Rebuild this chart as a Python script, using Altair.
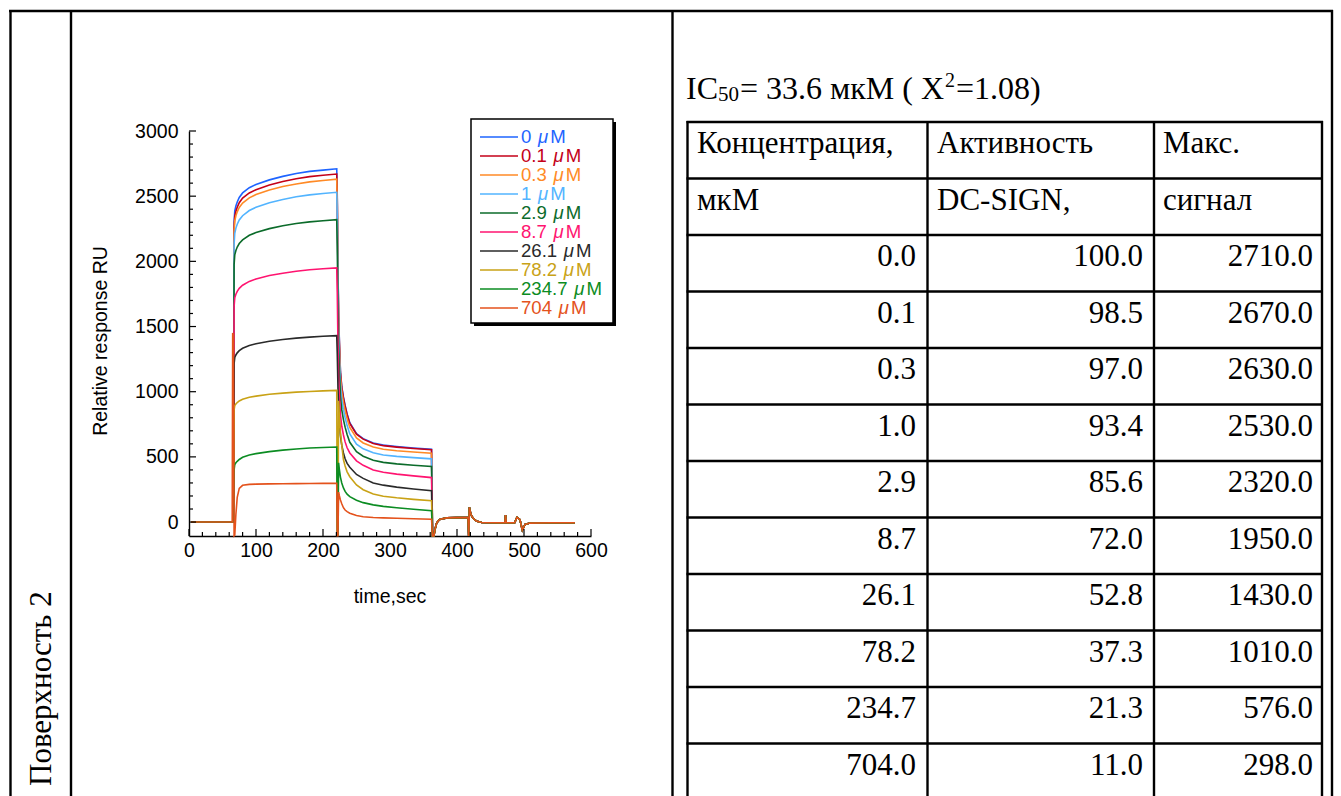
import altair as alt
import pandas as pd

# ---------------- data ----------------
CONC_LABELS = ["0", "0.1", "0.3", "1", "2.9", "8.7", "26.1", "78.2", "234.7", "704"]
COLORS = ["#1e64ff", "#c40018", "#ff8a26", "#52b4ff", "#0b6b2a",
          "#ff1470", "#2a2a2a", "#c9a216", "#0b8c22", "#e4521c"]

# association phase (time, s)
T_ASSOC = [3, 64.5, 65.2, 66.2, 67.3, 68.3, 70, 72, 75, 80, 90, 100, 120, 140, 160, 180, 200, 220.5]
A_0 = [0, 0, 0, 0, 2300, 2385, 2425, 2455, 2490, 2525, 2565, 2590, 2625, 2652, 2674, 2690, 2700, 2710]
A_01 = [0, 0, 0, 0, 2260, 2345, 2385, 2415, 2450, 2485, 2525, 2550, 2585, 2612, 2634, 2650, 2660, 2670]
A_03 = [0, 0, 0, 0, 2225, 2310, 2350, 2380, 2413, 2447, 2487, 2513, 2548, 2574, 2594, 2610, 2620, 2630]
A_1 = [0, 0, 0, 0, 2130, 2215, 2255, 2285, 2318, 2350, 2390, 2415, 2450, 2475, 2495, 2510, 2520, 2530]
A_29 = [0, 0, 0, 0, 1975, 2050, 2083, 2110, 2137, 2165, 2200, 2221, 2251, 2273, 2290, 2303, 2311, 2320]
A_87 = [0, 0, 0, 0, 1655, 1720, 1748, 1770, 1793, 1817, 1846, 1865, 1891, 1909, 1924, 1935, 1943, 1950]
A_261 = [0, 0, 0, 0, 1215, 1262, 1282, 1298, 1315, 1333, 1354, 1368, 1387, 1400, 1411, 1419, 1425, 1430]
A_782 = [0, 0, 0, 0, 860, 893, 906, 917, 929, 942, 957, 966, 980, 989, 997, 1002, 1006, 1010]
A_2347 = [0, 0, 0, 0, 400, 440, 455, 466, 480, 497, 514, 525, 540, 552, 561, 568, 572, 576]
A_704 = [0, 0, 1450, 1440, -105, -100, 60, 190, 258, 282, 289, 291, 293, 294, 295, 296, 297, 298]

# dissociation phase
T_DISS = [221.3, 222.3, 223.3, 224.5, 226, 228, 230.5, 233, 236, 240, 250, 260, 275, 290, 310, 335, 362]
D_0 = [2500, 1950, 1600, 1380, 1160, 1040, 960, 895, 830, 762, 678, 640, 607, 590, 579, 568, 559]
D_01 = [2465, 1930, 1585, 1370, 1150, 1032, 952, 888, 824, 757, 674, 636, 603, 586, 575, 564, 555]
D_03 = [2430, 1900, 1550, 1335, 1115, 998, 918, 855, 792, 726, 645, 607, 575, 558, 547, 537, 528]
D_1 = [2330, 1820, 1480, 1270, 1055, 940, 862, 800, 740, 676, 598, 562, 532, 515, 504, 494, 485]
D_29 = [2120, 1660, 1350, 1160, 965, 860, 786, 728, 672, 612, 540, 505, 474, 458, 446, 436, 426]
D_87 = [1760, 1380, 1130, 975, 825, 735, 668, 615, 570, 530, 470, 435, 400, 382, 368, 354, 341]
D_261 = [1290, 1040, 880, 770, 660, 590, 530, 485, 450, 420, 365, 335, 300, 283, 268, 254, 241]
D_782 = [-100, -100, 930, 800, 690, 590, 480, 430, 385, 348, 285, 248, 215, 198, 186, 174, 164]
D_2347 = [-100, -100, 454, 400, 345, 300, 262, 235, 214, 195, 168, 149, 132, 120, 110, 98, 87]
D_704 = [-105, -105, 230, 200, 170, 140, 110, 92, 80, 68, 50, 41, 35, 32, 29, 25, 21]

# regeneration / wash (common to all curves)
T_REGEN = [363.5, 365.5, 367, 369.5, 372, 375, 385, 400, 416.5, 417.5, 418.5, 420, 422, 424.5,
           427, 430, 437, 460, 471.5, 472.5, 473.5, 486, 489.5, 494, 497.5, 501.5, 509, 540, 576]
V_REGEN = [-107, -107, -60, -10, 10, 22, 32, 34, 34, -107, 113, 75, 45, 28,
           15, 6, -4, -5, -5, 54, -5, -5, 36, 18, -62, -18, -8, -5, -5]

X_LABELS = [0, 100, 200, 300, 400, 500, 600]
Y_LABELS = [0, 500, 1000, 1500, 2000, 2500, 3000]
X_MINOR = [v for v in range(20, 600, 20) if v % 100]
Y_MINOR = [v for v in range(100, 3000, 100) if v % 500]

# table on the right
IC50_PARTS = ["IC", "50", "= 33.6 мкМ ( X", "2", "=1.08)"]
HEADER_1 = ["Концентрация,", "Активность", "Макс."]
HEADER_2 = ["мкМ", "DC-SIGN,", "сигнал"]
CONC_UM = [0.0, 0.1, 0.3, 1.0, 2.9, 8.7, 26.1, 78.2, 234.7, 704.0]
ACTIVITY = [100.0, 98.5, 97.0, 93.4, 85.6, 72.0, 52.8, 37.3, 21.3, 11.0]
MAX_SIGNAL = [2710.0, 2670.0, 2630.0, 2530.0, 2320.0, 1950.0, 1430.0, 1010.0, 576.0, 298.0]

# ---------------- build tables ----------------
ASSOC = [A_0, A_01, A_03, A_1, A_29, A_87, A_261, A_782, A_2347, A_704]
DISS = [D_0, D_01, D_03, D_1, D_29, D_87, D_261, D_782, D_2347, D_704]
rows = []
for i, lab in enumerate(CONC_LABELS):
    ts = T_ASSOC + T_DISS + T_REGEN
    vs = ASSOC[i] + DISS[i] + V_REGEN
    for t, v in zip(ts, vs):
        rows.append({"series": lab, "t": t, "v": v})
curves = pd.DataFrame(rows)

SANS = "Liberation Sans"
SERIF = "Liberation Serif"
FS = 19.5
FS_LEG = 18.6
FS_DOC = 31

# legend layout helpers (Arial metrics)
W = {"0": .556, "1": .556, "2": .556, "3": .556, "4": .556, "5": .556, "6": .556,
     "7": .556, "8": .556, "9": .556, ".": .278, " ": .278}
LEG_X = 521
leg = pd.DataFrame({
    "i": list(range(len(CONC_LABELS))),
    "series": CONC_LABELS,
})
leg["x_mu"] = [LEG_X + (sum(W[c] for c in s) + W[" "]) * FS_LEG + 1.5 for s in CONC_LABELS]
leg["x_M"] = leg["x_mu"] + 0.576 * FS_LEG + 1.5

tbl = pd.DataFrame({"r": list(range(10)), "conc": CONC_UM, "act": ACTIVITY, "mx": MAX_SIGNAL})
hdr = pd.DataFrame({"r": [-2, -2, -2, -1, -1, -1],
                    "txt": HEADER_1 + HEADER_2,
                    "col": [0, 1, 2, 0, 1, 2]})
bounds = pd.DataFrame({"k": list(range(-2, 10))})
ONE = pd.DataFrame({"d": [0]})

# ---------------- sensorgram ----------------
x_scale = alt.Scale(domain=[0, 600], range=[189, 591], nice=False, zero=False)
y_scale = alt.Scale(domain=[-107, 3000], range=[536, 131], nice=False, zero=False)
c_scale = alt.Scale(domain=CONC_LABELS, range=COLORS)

x_axis = alt.Axis(values=X_LABELS, format="d", orient="bottom", offset=-260, title=None,
                  grid=False, ticks=False, domainColor="black", domainWidth=1.4,
                  labelFont=SANS, labelFontSize=FS, labelColor="black", labelPadding=5,
                  labelFlush=False, labelOverlap=False)
y_axis = alt.Axis(values=Y_LABELS, format="d", orient="left", offset=-189, title=None,
                  grid=False, ticks=False, domainColor="black", domainWidth=1.4,
                  labelFont=SANS, labelFontSize=FS, labelColor="black", labelPadding=11,
                  labelFlush=False, labelOverlap=False)

lines = alt.Chart(curves).mark_line(strokeWidth=1.6).encode(
    x=alt.X("t:Q", scale=x_scale, axis=x_axis),
    y=alt.Y("v:Q", scale=y_scale, axis=y_axis),
    color=alt.Color("series:N", scale=c_scale, legend=None),
)

def xticks(vals, length):
    return alt.Chart(pd.DataFrame({"t": vals})).mark_rule(color="black", strokeWidth=1.2).encode(
        x=alt.X("t:Q", scale=x_scale, axis=x_axis),
        y=alt.value(536), y2=alt.value(536 - length))

def yticks(vals, length):
    return alt.Chart(pd.DataFrame({"v": vals})).mark_rule(color="black", strokeWidth=1.2).encode(
        y=alt.Y("v:Q", scale=y_scale, axis=y_axis),
        x=alt.value(189), x2=alt.value(189 + length))

sensor = alt.layer(lines, xticks(X_LABELS, 7), xticks(X_MINOR, 4),
                   yticks(Y_LABELS, 7), yticks(Y_MINOR, 4))

# ---------------- legend ----------------
leg_scale = alt.Scale(domain=[0, 9], range=[137, 308])
leg_y = alt.Y("i:Q", scale=leg_scale, axis=None)
leg_c = alt.Color("series:N", scale=c_scale, legend=None)

box_shadow = alt.Chart(ONE).mark_rect(color="black").encode(
    x=alt.value(474), x2=alt.value(616), y=alt.value(122), y2=alt.value(326))
box = alt.Chart(ONE).mark_rect(fill="white", stroke="black", strokeWidth=1.5).encode(
    x=alt.value(471), x2=alt.value(613), y=alt.value(119), y2=alt.value(323))
leg_lines = alt.Chart(leg).mark_rule(strokeWidth=1.3).encode(
    x=alt.value(480), x2=alt.value(518), y=leg_y, color=leg_c)
leg_num = alt.Chart(leg).mark_text(align="left", baseline="middle", font=SANS, fontSize=FS_LEG).encode(
    x=alt.value(LEG_X), y=leg_y, text="series:N", color=leg_c)
leg_mu = alt.Chart(leg).mark_text(align="left", baseline="middle", font=SANS, fontSize=FS_LEG,
                                  fontStyle="italic", text="μ").encode(
    x=alt.X("x_mu:Q", scale=None, axis=None), y=leg_y, color=leg_c)
leg_M = alt.Chart(leg).mark_text(align="left", baseline="middle", font=SANS, fontSize=FS_LEG,
                                 text="M").encode(
    x=alt.X("x_M:Q", scale=None, axis=None), y=leg_y, color=leg_c)
legend = alt.layer(box_shadow, box, leg_lines, leg_num, leg_mu, leg_M)

# ---------------- right table ----------------
row_scale = alt.Scale(domain=[-2, 10], range=[122, 800])
hlines = alt.Chart(bounds).mark_rule(color="black", strokeWidth=2.4).encode(
    y=alt.Y("k:Q", scale=row_scale, axis=None), x=alt.value(686.5), x2=alt.value(1323))

HDR_X = [697, 937, 1163]
hdr_layers = []
for c in range(3):
    hdr_layers.append(
        alt.Chart(hdr).transform_filter(alt.datum.col == c).mark_text(
            align="left", baseline="alphabetic", dy=31, font=SERIF, fontSize=FS_DOC, color="black"
        ).encode(x=alt.value(HDR_X[c]), y=alt.Y("r:Q", scale=row_scale, axis=None), text="txt:N"))

CELL_X = {"conc": 916, "act": 1143, "mx": 1313}
cell_layers = []
for fld, xr in CELL_X.items():
    cell_layers.append(
        alt.Chart(tbl).mark_text(align="right", baseline="alphabetic", dy=31, font=SERIF,
                                 fontSize=FS_DOC, color="black").encode(
            x=alt.value(xr), y=alt.Y("r:Q", scale=row_scale, axis=None),
            text=alt.Text(f"{fld}:Q", format=".1f")))
table = alt.layer(hlines, *hdr_layers, *cell_layers)

# ---------------- document frame & free text ----------------
def rule(x1, y1, x2, y2, w=2.4):
    return alt.Chart(ONE).mark_rule(color="black", strokeWidth=w).encode(
        x=alt.value(x1), y=alt.value(y1), x2=alt.value(x2), y2=alt.value(y2))

def label(txt, x, y, **kw):
    return alt.Chart(ONE).mark_text(text=txt, color="black", **kw).encode(
        x=alt.value(x), y=alt.value(y))

frame = [rule(9, 11, 1333, 11)]
for xv in [10.5, 71, 672.5, 1332]:
    frame.append(rule(xv, 10, xv, 796))
for xv in [687.5, 927.5, 1154, 1322]:
    frame.append(rule(xv, 121, xv, 796))

IC_FS = 32
texts = [
    label("Поверхность 2", 42, 786, angle=270, align="left", baseline="middle",
          font=SERIF, fontSize=FS_DOC),
    label("Relative response RU", 101, 341, angle=270, align="center", baseline="middle",
          font=SANS, fontSize=FS),
    label("time,sec", 390, 597, align="center", baseline="middle", font=SANS, fontSize=FS),
    label(IC50_PARTS[0], 686, 99, align="left", baseline="alphabetic", font=SERIF, fontSize=IC_FS),
    label(IC50_PARTS[1], 718, 101, align="left", baseline="alphabetic", font=SERIF, fontSize=21),
    label(IC50_PARTS[2], 740, 99, align="left", baseline="alphabetic", font=SERIF, fontSize=IC_FS),
    label(IC50_PARTS[3], 945, 87, align="left", baseline="alphabetic", font=SERIF, fontSize=20),
    label(IC50_PARTS[4], 956, 99, align="left", baseline="alphabetic", font=SERIF, fontSize=IC_FS),
]
deco = alt.layer(*frame, *texts)

chart = alt.layer(deco, sensor, legend, table).resolve_scale(
    x="independent", y="independent"
).properties(
    width=1341, height=796, padding=0, background="white",
    autosize=alt.AutoSizeParams(type="none"),
).configure_view(stroke=None)

chart.save("out.html", embed_options={"renderer": "svg", "actions": False})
# # # #
_Direction_.
Give again, word for word, every line from the top of the data above to the line holding "import pandas as pd", inclusive, with the pictures left out.

_Response for this exercise_.
Rebuild this chart as a Python script, using Altair.
import altair as alt
import pandas as pd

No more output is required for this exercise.